Sunday, January 25, 2004

The inaugural Chinese New Year sangria party made its return last night. After last year's success, people who weren't in Singapore were clamouring for me to hold another one so that they could see what they missed. Who was I to deny them?

There were about a dozen guests expected. With such a challenge, my parents were in their element. My mum, whipping up the tapas, and my dad, concocting an augmented version of sangria, adapted from this recipe (courtesy of Paella Pans), involving two cups of rum as opposed to two tablespoons' worth, and a lot more red wine than the recipe called for.

It was a good party. In spite of the pouring rain which lasted the whole entire day, people still turned up, and we almost finished all of the appetizers. Those of you who know just how much my mum makes - enough to feed all of us for dinner instead of the snack-size portions that I had asked her to make - would be impressed by our valiant efforts.

We also managed to finish all but half a pitcher's worth of the pièce de résistance - the sangria - equally impressive, if you had seen the large pot we started out with. And let me tell you, the sangria was strong. Two glasses of it and I was almost gone for the night, not least because my resistance to wine isn't as good as my resistance to normal hard liquor.

The night started out with my screening Kissing Jessica Stein, otherwise referred to by everyone else as the "lesbian show", thereby whetting many a hot-blooded male's appetite for lust.

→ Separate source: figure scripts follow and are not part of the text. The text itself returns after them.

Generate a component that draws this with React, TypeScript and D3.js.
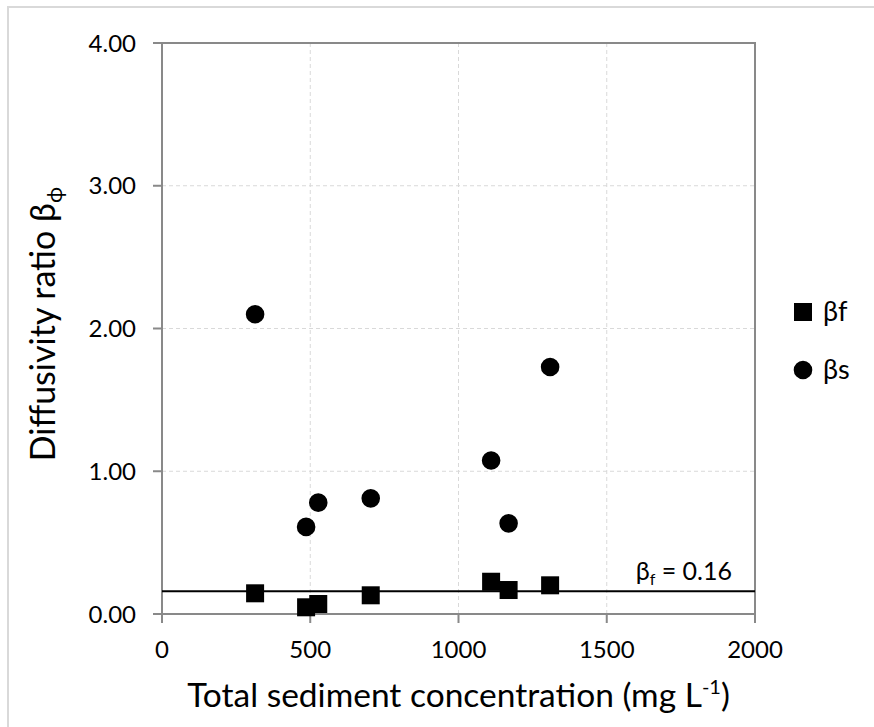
import React from "react";
import * as d3 from "d3";

const concentration = [314, 486, 527, 704, 1110, 1169, 1309];
const betaF = [0.145, 0.047, 0.07, 0.131, 0.226, 0.168, 0.201];
const betaS = [2.1, 0.61, 0.78, 0.81, 1.075, 0.635, 1.73];
const betaFMean = 0.16;
const xTicks = [0, 500, 1000, 1500, 2000];
const yTicks = [0, 1, 2, 3, 4];

const FONT = "Lato, 'Open Sans', sans-serif";

export default function App() {
  const W = 874, H = 727;
  const x = d3.scaleLinear().domain([0, 2000]).range([162, 755]);
  const y = d3.scaleLinear().domain([0, 4]).range([614, 43]);
  const sq = 18;
  const axisColor = "#898989";
  const gridColor = "#d9d9d9";
  const circleSym = d3.symbol().type(d3.symbolCircle).size(Math.PI * 9.3 * 9.3)();

  return (
    <svg width={W} height={H} style={{ position: "absolute", left: 0, top: 0, background: "#fff" }} fontFamily={FONT}>
      <rect x={8} y={7} width={W} height={H} fill="#fff" stroke={gridColor} strokeWidth={2} />
      {/* grid */}
      {xTicks.slice(1, -1).map((t) => (
        <line key={"gx" + t} x1={x(t)} x2={x(t)} y1={y(4)} y2={y(0)} stroke={gridColor} strokeWidth={1} strokeDasharray="4,3" />
      ))}
      {yTicks.slice(1, -1).map((t) => (
        <line key={"gy" + t} x1={x(0)} x2={x(2000)} y1={y(t)} y2={y(t)} stroke={gridColor} strokeWidth={1} strokeDasharray="4,3" />
      ))}
      {/* frame */}
      <rect x={x(0)} y={y(4)} width={x(2000) - x(0)} height={y(0) - y(4)} fill="none" stroke={axisColor} strokeWidth={2} />
      {/* ticks */}
      {xTicks.map((t) => (
        <g key={"xt" + t}>
          <line x1={x(t)} x2={x(t)} y1={y(0)} y2={y(0) + 9} stroke={axisColor} strokeWidth={2} />
          <text x={x(t)} y={658} textAnchor="middle" fontSize={24} fill="#000">{t}</text>
        </g>
      ))}
      {yTicks.map((t) => (
        <g key={"yt" + t}>
          <line x1={x(0) - 9} x2={x(0)} y1={y(t)} y2={y(t)} stroke={axisColor} strokeWidth={2} />
          <text x={136} y={y(t) + 8.5} textAnchor="end" fontSize={24} fill="#000">{t.toFixed(2)}</text>
        </g>
      ))}
      {/* reference line */}
      <line x1={x(0)} x2={x(2000)} y1={y(betaFMean)} y2={y(betaFMean)} stroke="#000" strokeWidth={2} />
      <text x={732} y={580} textAnchor="end" fontSize={25} fill="#000">
        β<tspan fontSize={16} dy={5}>f</tspan><tspan dy={-5}> = 0.16</tspan>
      </text>
      {/* points */}
      {concentration.map((c, i) => (
        <path key={"s" + i} d={circleSym} transform={`translate(${x(c)},${y(betaS[i])})`} fill="#000" />
      ))}
      {concentration.map((c, i) => (
        <rect key={"f" + i} x={x(c) - sq / 2} y={y(betaF[i]) - sq / 2} width={sq} height={sq} fill="#000" />
      ))}
      {/* axis titles */}
      <text x={(x(0) + x(2000)) / 2} y={707} textAnchor="middle" fontSize={33.5} fill="#000">
        Total sediment concentration (mg L<tspan fontSize={20} dy={-13}>-1</tspan><tspan dy={13}>)</tspan>
      </text>
      <text transform={`translate(55,${324}) rotate(-90)`} textAnchor="middle" fontSize={34} fill="#000">
        Diffusivity ratio β<tspan fontSize={22} dy={7}>ϕ</tspan>
      </text>
      {/* legend */}
      <rect x={803 - 9} y={312 - 9} width={18} height={18} fill="#000" />
      <text x={823} y={321} fontSize={27} fill="#000">βf</text>
      <path d={circleSym} transform="translate(803,370)" fill="#000" />
      <text x={823} y={379} fontSize={27} fill="#000">βs</text>
    </svg>
  );
}
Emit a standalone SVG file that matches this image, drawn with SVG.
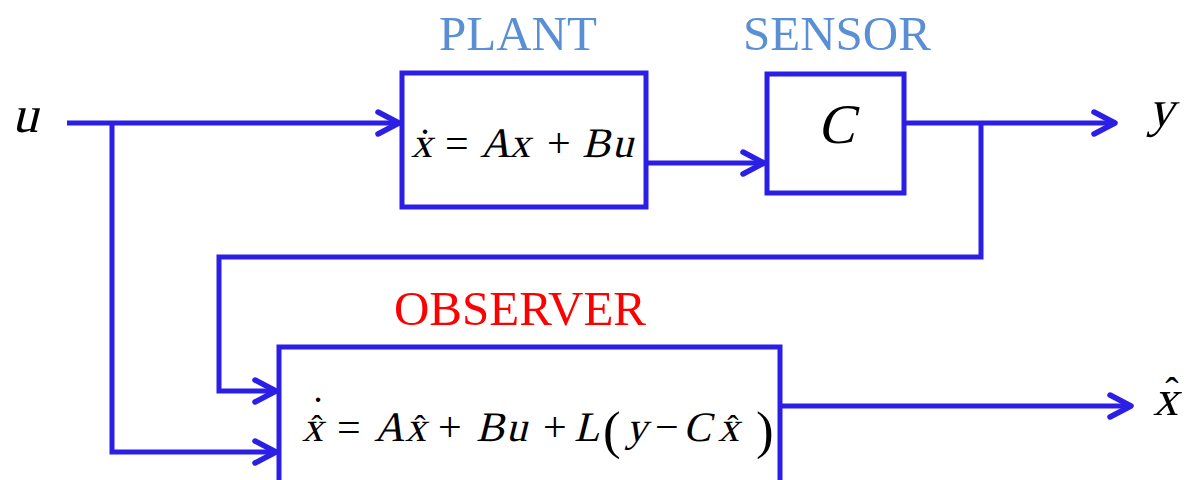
<svg xmlns="http://www.w3.org/2000/svg" width="1191" height="480" viewBox="0 0 1191 480">
<style>
.box{fill:#fff;stroke:#2b1fe6;stroke-width:5}
.wire{fill:none;stroke:#2b1fe6;stroke-width:5}
.m{font-family:"Liberation Serif","Times New Roman",serif;font-style:normal;fill:#000;font-size:42px}
.u{font-family:"Liberation Serif","Times New Roman",serif;fill:#000}
.ttl{font-family:"Liberation Serif","Times New Roman",serif;font-size:49px;text-anchor:middle}
</style>
<defs>
<marker id="arr" markerUnits="userSpaceOnUse" markerWidth="40" markerHeight="40" refX="0" refY="0" viewBox="-30 -20 40 40" orient="auto" overflow="visible">
<path d="M-21 -11 L0 0 L-21 11" fill="none" stroke="#2b1fe6" stroke-width="5.5" stroke-linecap="round" stroke-linejoin="round"/>
</marker>
</defs>
<rect width="1191" height="480" fill="#fff"/>
<g id="connectors">
<path class="wire" d="M67 123 H399" marker-end="url(#arr)"/>
<path class="wire" d="M112 123 V452 H276" marker-end="url(#arr)"/>
<path class="wire" d="M646 163 H764" marker-end="url(#arr)"/>
<path class="wire" d="M904 123 H1115" marker-end="url(#arr)"/>
<path class="wire" d="M981 123 V257 H219 V391 H276" marker-end="url(#arr)"/>
<path class="wire" d="M780 406 H1131" marker-end="url(#arr)"/>
</g>
<g id="plant">
<rect class="box" x="402" y="73" width="244" height="134"/>
<text class="ttl" x="518" y="50" fill="#5b8fd4">PLANT</text>
<text class="m" transform="translate(411,157) skewX(-14)">x</text>
<text class="m" transform="translate(480,157) skewX(-14)">A</text>
<text class="m" transform="translate(509,157) skewX(-14)">x</text>
<text class="m" transform="translate(582,157) skewX(-14)">B</text>
<text class="m" transform="translate(612,157) skewX(-14)">u</text>
<text class="u" font-size="42" y="157"><tspan x="445">=</tspan><tspan x="547">+</tspan></text>
<text class="u" font-size="42" y="158" x="425" text-anchor="middle">˙</text>
</g>
<g id="sensor">
<rect class="box" x="767" y="74" width="137" height="119"/>
<text class="ttl" x="837" y="50" fill="#5b8fd4">SENSOR</text>
<text class="m" text-anchor="middle" style="font-size:56px" transform="translate(836,143) skewX(-14)">C</text>
</g>
<g id="observer">
<rect class="box" x="279" y="347" width="501" height="145"/>
<text class="ttl" x="520" y="325" fill="#ff0000">OBSERVER</text>
<text class="m" transform="translate(302,441) skewX(-14)">x</text>
<text class="m" transform="translate(374,441) skewX(-14)">A</text>
<text class="m" transform="translate(405,441) skewX(-14)">x</text>
<text class="m" transform="translate(476,441) skewX(-14)">B</text>
<text class="m" transform="translate(506,441) skewX(-14)">u</text>
<text class="m" transform="translate(574,441) skewX(-14)">L</text>
<text class="m" transform="translate(626,441) skewX(-14)">y</text>
<text class="m" transform="translate(683,441) skewX(-14)">C</text>
<text class="m" transform="translate(718,441) skewX(-14)">x</text>
<text class="u" font-size="42" y="441"><tspan x="337">=</tspan><tspan x="438">+</tspan><tspan x="543">+</tspan><tspan x="655">−</tspan></text>
<text class="u" font-size="53" y="448"><tspan x="603">(</tspan><tspan x="756">)</tspan></text>
<text class="u" font-size="34" y="439" text-anchor="middle"><tspan x="317">ˆ</tspan><tspan x="420">ˆ</tspan><tspan x="733">ˆ</tspan></text>
<text class="u" font-size="42" y="426" x="318" text-anchor="middle">˙</text>
</g>
<g id="io-labels">
<text class="m" style="font-size:52px" transform="translate(12,132) skewX(-14)">u</text>
<text class="m" style="font-size:52px" transform="translate(1148,126) skewX(-14)">y</text>
<text class="m" style="font-size:50px" transform="translate(1153,415) skewX(-14)">x</text>
<text class="u" font-size="40" x="1172" y="405" text-anchor="middle">ˆ</text>
</g>
</svg>
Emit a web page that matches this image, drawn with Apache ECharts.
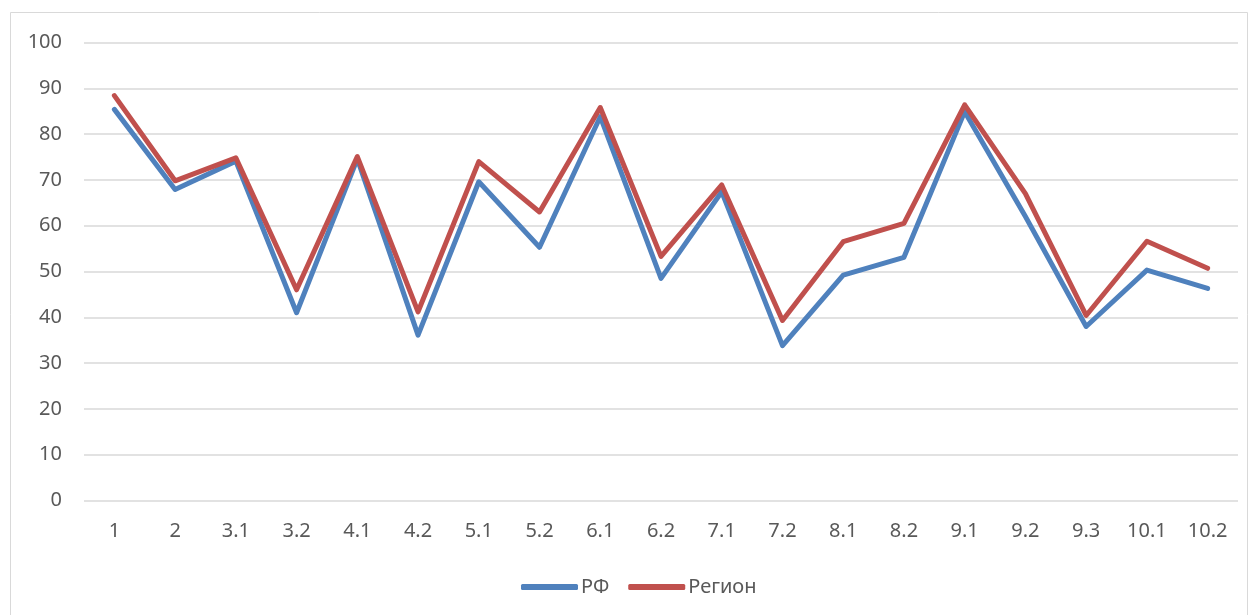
<!DOCTYPE html>
<html><head><meta charset="utf-8">
<script src="https://cdn.jsdelivr.net/npm/echarts@6/dist/echarts.min.js"></script>
<style>html,body{margin:0;padding:0;background:#fff}#c{width:1258px;height:615px}</style>
</head><body><div id="c"></div>
<script>
const categories = ['1','2','3.1','3.2','4.1','4.2','5.1','5.2','6.1','6.2','7.1','7.2','8.1','8.2','9.1','9.2','9.3','10.1','10.2'];
const rfValues = [85.4, 67.9, 74.1, 41.0, 74.6, 36.1, 69.6, 55.3, 83.8, 48.5, 67.4, 33.8, 49.2, 53.1, 84.9, 62.0, 38.0, 50.3, 46.3];
const regionValues = [88.4, 69.8, 74.8, 46.0, 75.1, 41.2, 74.0, 63.0, 85.8, 53.3, 68.9, 39.3, 56.5, 60.5, 86.4, 67.0, 40.4, 56.6, 50.7];
const yTicks = {min: 0, max: 100, interval: 10};

const chart = echarts.init(document.getElementById('c'));
const font = '"Noto Sans", "Open Sans", sans-serif';
chart.setOption({
  animation: false,
  backgroundColor: '#fff',
  graphic: [{type: 'rect', shape: {x: 10.5, y: 12.5, width: 1237, height: 620}, style: {fill: 'none', stroke: '#D9D9D9', lineWidth: 1}}],
  grid: {left: 84, right: 20, top: 42.5, bottom: 114.5},
  legend: {
    top: 572, left: 516, itemWidth: 57, itemHeight: 6, itemGap: 19,
    icon: 'roundRect',
    textStyle: {color: '#595959', fontSize: 20, fontFamily: font, padding: [0,0,0,-2]},
    data: ['РФ', 'Регион']
  },
  xAxis: {
    type: 'category', data: categories, boundaryGap: true,
    axisLine: {show: false}, axisTick: {show: false},
    axisLabel: {color: '#595959', fontSize: 20, fontFamily: font, margin: 21}
  },
  yAxis: {
    type: 'value', min: yTicks.min, max: yTicks.max, interval: yTicks.interval,
    axisLine: {show: false}, axisTick: {show: false},
    axisLabel: {color: '#595959', fontSize: 20, fontFamily: font, margin: 22},
    splitLine: {lineStyle: {color: '#D9D9D9', width: 1.5}}
  },
  series: [
    {name: 'РФ', type: 'line', data: rfValues, symbol: 'none', color: '#4F81BD',
     lineStyle: {width: 5, color: '#4F81BD', cap: 'round', join: 'round'}},
    {name: 'Регион', type: 'line', data: regionValues, symbol: 'none', color: '#C0504D',
     lineStyle: {width: 5, color: '#C0504D', cap: 'round', join: 'round'}}
  ]
});
</script></body></html>
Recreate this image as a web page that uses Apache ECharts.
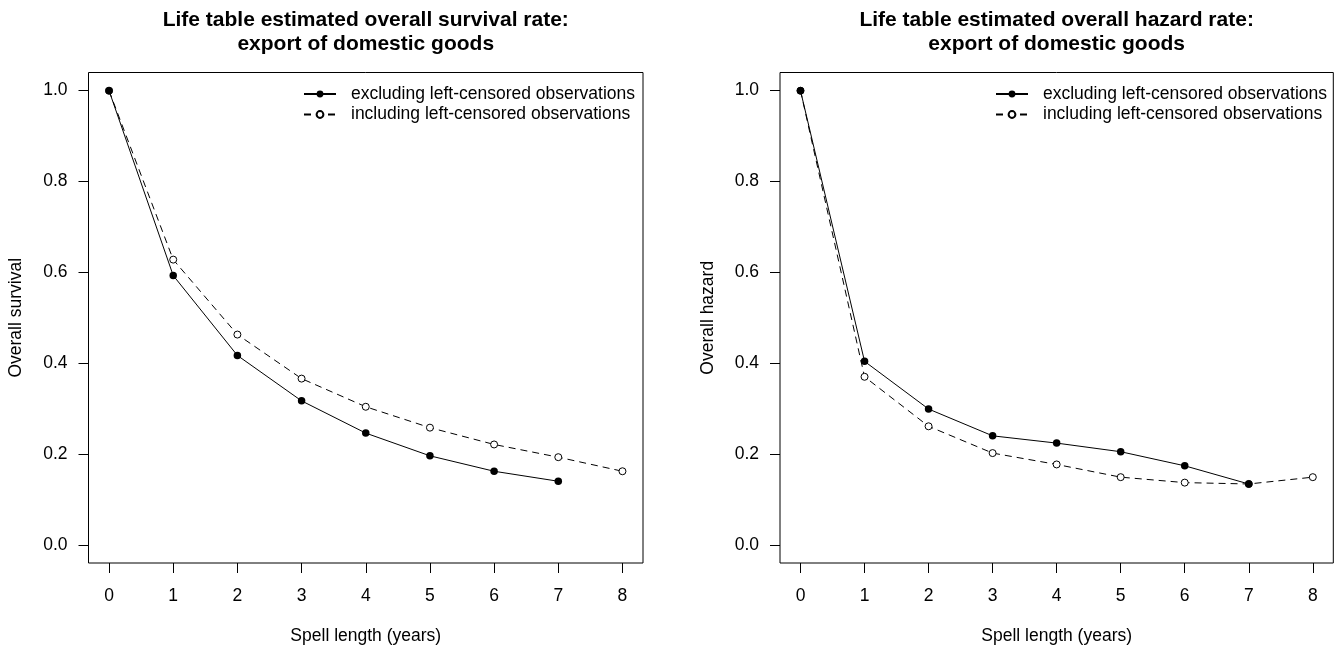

Once the volume problem was overcome (by putting on the subtitles, providing many a hilarious moment because of text such as lyrics to songs, and "sound of dialling" and "both chuckle"), the show was generally well-received by people who had managed to follow it from beginning to end.

There were other highlights like when we found out two of our guys had been learning to salsa, and we asked them to demonstrate, with one going, "I don't mind as long as I do the guy part." A friend familiar with my love of dance asked me to demonstrate with that guy but I, fresh from the movie, said, "No, if you guys like girl-on-girl action, then I have every right to insist that you two do it - guy-on-guy." (Yes, very like American Pie 2, but you have to understand we were all a bit high by then.)

One of my friends present, who works with one of the local papers which also operates a TV station, turned out to be appearing on the news that night, reporting on a local event. The movie ended just as the news was scheduled to begin, so I hurriedly turned the DVD off, and scrambled to find the correct channel, telling that same friend that he should be honoured that he's responsible for one of the few times that Mandarin was to be permitted in my house. So there we were, all of us from the same university, from the same year, all watching him report and later on applauding him for a job well done. It was a nice moment.

And what CNY party would be complete without any gambling? The guys settled down for a round of Blackjack (or ban-lat in Hokkien), with a particularly dramatic friend exclaiming in despair, "Alamak! Ban-lat's brother" (the ace without the picture card) or "Ban-lat's sister" (the picture card without the ace) before admitting that he was making everything up. As I was dealing for five rounds in which my friend end up making a lot of money, that same friend offered me some tips. Heh. I refused, of course.

It was great seeing all my uni friends again. It's amazing how I never really hung out with them in uni on account of the different courses I was taking, but I'm really glad that we've all become closer since our return.